Sara-Kate is the tough-talking older girl who lives in the run down house behind Hillary's. Hillary is shocked when Sara-Kate extends an invitation to play in her trash-strewn backyard. She is even more surprised when Sara-Kate shows her the tiny elf village that exists in one part of the yard. Hillary's parents don't approve of their daughter playing with a girl from such a shabby background and her other friends are sure that Sara-Kate, who has a reputation for bad behavior, is creating the village herself. But as more features are added to the elf colony (a swimming pool, a Ferris wheel), Hillary feels compelled to keep visiting.
The girls slowly begin to develop a friendship, though it is based entirely on the supposed existence of the elves. Sara-Kate doesn't mention anything about herself or her family and never invites Hillary into her house. Hillary notices little things about Sara-Kate's life that don't add up, however, like how she doesn't seem to own a jacket on the coldest days and the fact that she is forced to run errands for her mother that are usually reserved for grown ups. Hillary catches a glimpse of Sara-Kate's mother in a window once, and the image of the pale, thin woman's face frightens her.

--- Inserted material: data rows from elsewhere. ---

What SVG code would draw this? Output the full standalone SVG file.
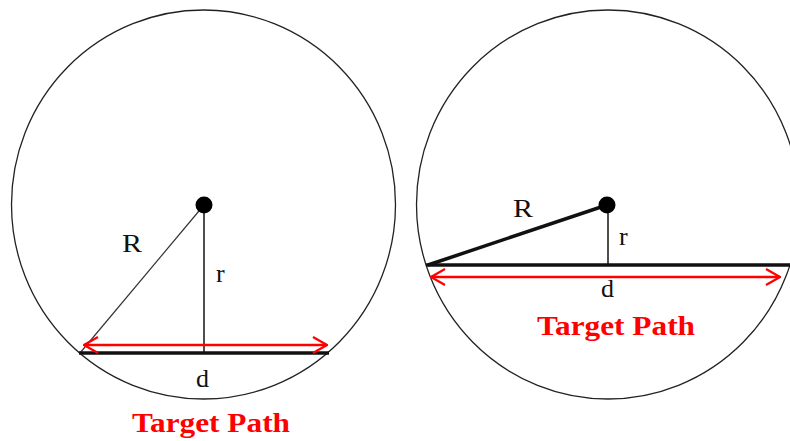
<svg xmlns="http://www.w3.org/2000/svg" width="790" height="441" viewBox="0 0 790 441">
  <style>
    .circ { fill: none; stroke: #222; stroke-width: 1.3; }
    .dot { fill: #000; }
    .thin { stroke: #333; stroke-width: 1.2; fill: none; }
    .vert { stroke: #222; stroke-width: 1.6; fill: none; }
    .thick { stroke: #111; stroke-width: 3.5; fill: none; }
    .chord { stroke: #111; stroke-width: 3.5; fill: none; }
    .red { stroke: #ff0000; stroke-width: 2.4; fill: none; marker-start: url(#head); marker-end: url(#head); }
    .lbl { font-family: "Liberation Serif", "Times New Roman", serif; font-size: 26px; fill: #111; }
    .title { font-family: "Liberation Serif", "Times New Roman", serif; font-size: 27px; font-weight: bold; fill: #ff0000; }
  </style>
  <defs>
    <marker id="head" viewBox="0 0 16 18" refX="15" refY="9" markerWidth="16" markerHeight="18" markerUnits="userSpaceOnUse" orient="auto-start-reverse">
      <path d="M1,1 L15,9 L1,17" fill="none" stroke="#ff0000" stroke-width="2.2"/>
    </marker>
  </defs>
  <rect width="790" height="441" fill="#fff"/>

  <g id="circle-left">
    <ellipse class="circ" cx="203.5" cy="204.5" rx="192" ry="194.5"/>
  </g>
  <g id="circle-right">
    <ellipse class="circ" cx="608" cy="204.5" rx="191.5" ry="194.5"/>
  </g>

  <g id="connectors">
    <line id="left-R" class="thin" x1="204" y1="205" x2="80" y2="353"/>
    <line id="left-r" class="vert" x1="204" y1="205" x2="204" y2="353"/>
    <line id="left-chord" class="chord" x1="79" y1="353" x2="329" y2="353"/>
    <line id="left-d" class="red" x1="84" y1="345" x2="327" y2="345"/>
    <line id="right-R" class="thick" x1="428" y1="265" x2="607" y2="205"/>
    <line id="right-r" class="vert" x1="608" y1="205" x2="608" y2="265"/>
    <line id="right-chord" class="chord" x1="426" y1="265" x2="790" y2="265"/>
    <line id="right-d" class="red" x1="431" y1="277" x2="780" y2="277"/>
  </g>

  <g id="center-left">
    <circle class="dot" cx="204" cy="205" r="8.5"/>
  </g>
  <g id="center-right">
    <circle class="dot" cx="607" cy="205" r="8.5"/>
  </g>

  <g id="labels-left">
    <text class="lbl" x="122" y="252" textLength="20" lengthAdjust="spacingAndGlyphs">R</text>
    <text class="lbl" x="216" y="282">r</text>
    <text class="lbl" x="196" y="387">d</text>
    <text class="title" x="132" y="432" textLength="158" lengthAdjust="spacingAndGlyphs">Target Path</text>
  </g>
  <g id="labels-right">
    <text class="lbl" x="513" y="217" textLength="20" lengthAdjust="spacingAndGlyphs">R</text>
    <text class="lbl" x="619" y="245">r</text>
    <text class="lbl" x="601" y="297">d</text>
    <text class="title" x="537" y="335" textLength="158" lengthAdjust="spacingAndGlyphs">Target Path</text>
  </g>
</svg>
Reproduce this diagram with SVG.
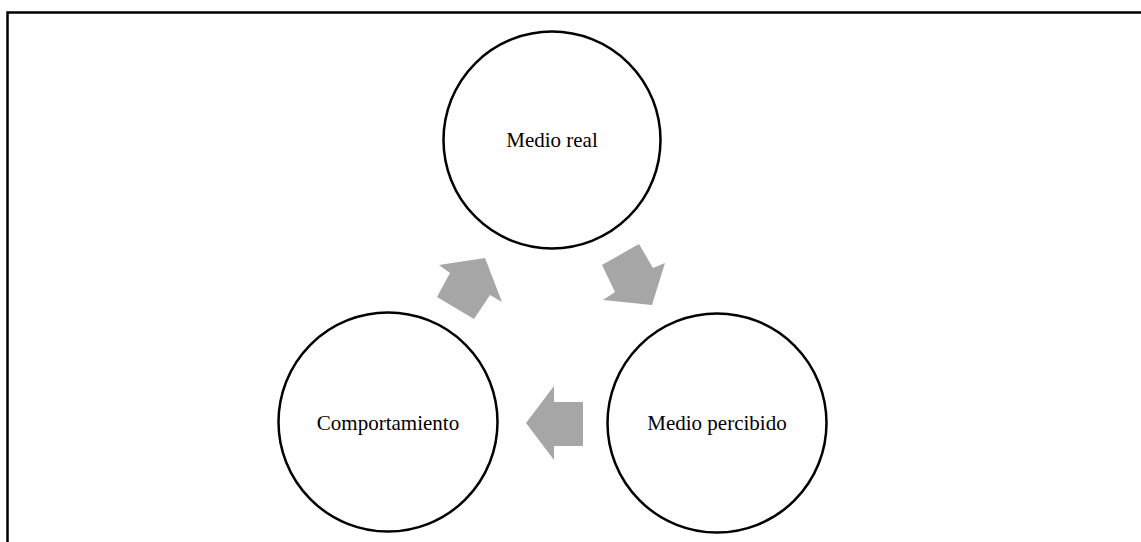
<svg xmlns="http://www.w3.org/2000/svg" width="1141" height="542" viewBox="0 0 1141 542">
<style>
.node circle{fill:#fff;stroke:#000;stroke-width:2.5}
.node text{font-family:"Liberation Serif","Times New Roman",serif;font-size:21px;fill:#000;text-anchor:middle}
.arrow{fill:#a6a6a6;stroke:none}
.frame{fill:none;stroke:#000;stroke-width:2.5}
</style>
<rect width="1141" height="542" fill="#fff"/>
<path class="frame" d="M7.5 542 V12.5 H1141"/>
<g id="connectors">
<polygon class="arrow" points="485,258 502,302 490,295 474,319 437,297 450,273 439,265"/>
<polygon class="arrow" points="602,265 639,244 653,268 665,263 652,305 603,300 615,292"/>
<polygon class="arrow" points="583,402 583,446 554,446 554,460 526,423 554,386 554,402"/>
</g>
<g id="medio-real" class="node">
<circle cx="552" cy="140" r="108.5"/>
<text x="552" y="147">Medio real</text>
</g>
<g id="medio-percibido" class="node">
<circle cx="717" cy="423" r="109.5"/>
<text x="717" y="430">Medio percibido</text>
</g>
<g id="comportamiento" class="node">
<circle cx="388" cy="422" r="109.5"/>
<text x="388" y="430">Comportamiento</text>
</g>
</svg>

Hillary's mother hints that she'd like Hillary to spend less time in Sara-Kate's yard. Hillary complies with this, and it's not long after that Sara-Kate seems to disappear. She's absent from school and isn't in her usual spot by the elf village when Hillary comes over. The elves' homes and playground fall apart in the absence of the girls' constant attention.
Sara-Kate's house seems unoccupied and Hillary works up the courage to go inside. She is astounded by how bare and trashy the inside of the house is. She continues her perusal of the house by going upstairs because in her childish mind, the elves abandoned their outdoor colony and came to live in Sara-Kate's house. The house appears to be shut down with the electricity and heat turned off, and Hillary can't imagine a person living in this condition. But in an upstairs room, expecting to catch an elf, Hillary instead walks in on Sara-Kate sitting in a rocking chair holding her mother. Sara-Kate threatens Hillary's life, commanding that she tell no one what she has seen.
Out of a misguided sense of loyalty, Hillary honors this request. Two weeks pass by and Sara-Kate is seen only once, by Hillary's father as he's driving home late one night. The night Hillary's father tells her about this incident, she sneaks out and sees Sara-Kate tinkering with the elf village. The girl claims she was away and has temporarily come home.
Hillary begins imagining that Sara-Kate is one of the elves herself. One day Sara-Kate asks Hillary to find some money without telling anyone and to buy some food for her ill mother because they are out of everything. Hillary steals money from her mother and sneaks off to the grocery store. When she comes back, she and Sara-Kate dine on baloney sandwiches and Sara-Kate confesses what the reader has probably already guessed - that she basically runs the household because her mother is sick and often not in her right mind.
Suddenly, Hillary's mother arrives at Sara-Kate's door looking for her daughter. She sees the horrible condition of the living room and demands to meet Sara-Kate's mother. Like any responsible adult, she turns the matter over to the authorities. As the weeks go by, gossip about Sara-Kate and her mother swirls through the neighborhood, only fueled by the not-always-accurate local news reports of the story. Hillary's mother questions whether Sara-Kate really cared about Hillary or if it was a friendship of convenience for her. This issue is never really resolved and we don't find out the full story about what happened to Sara-Kate.
This is not only a story about a girl who is being neglected, but is also about a child's loss of innocence. As the book reaches its conclusion, Hillary must let go of her childish fantasies and realize that what she had seen as magic was in reality a very ugly situation.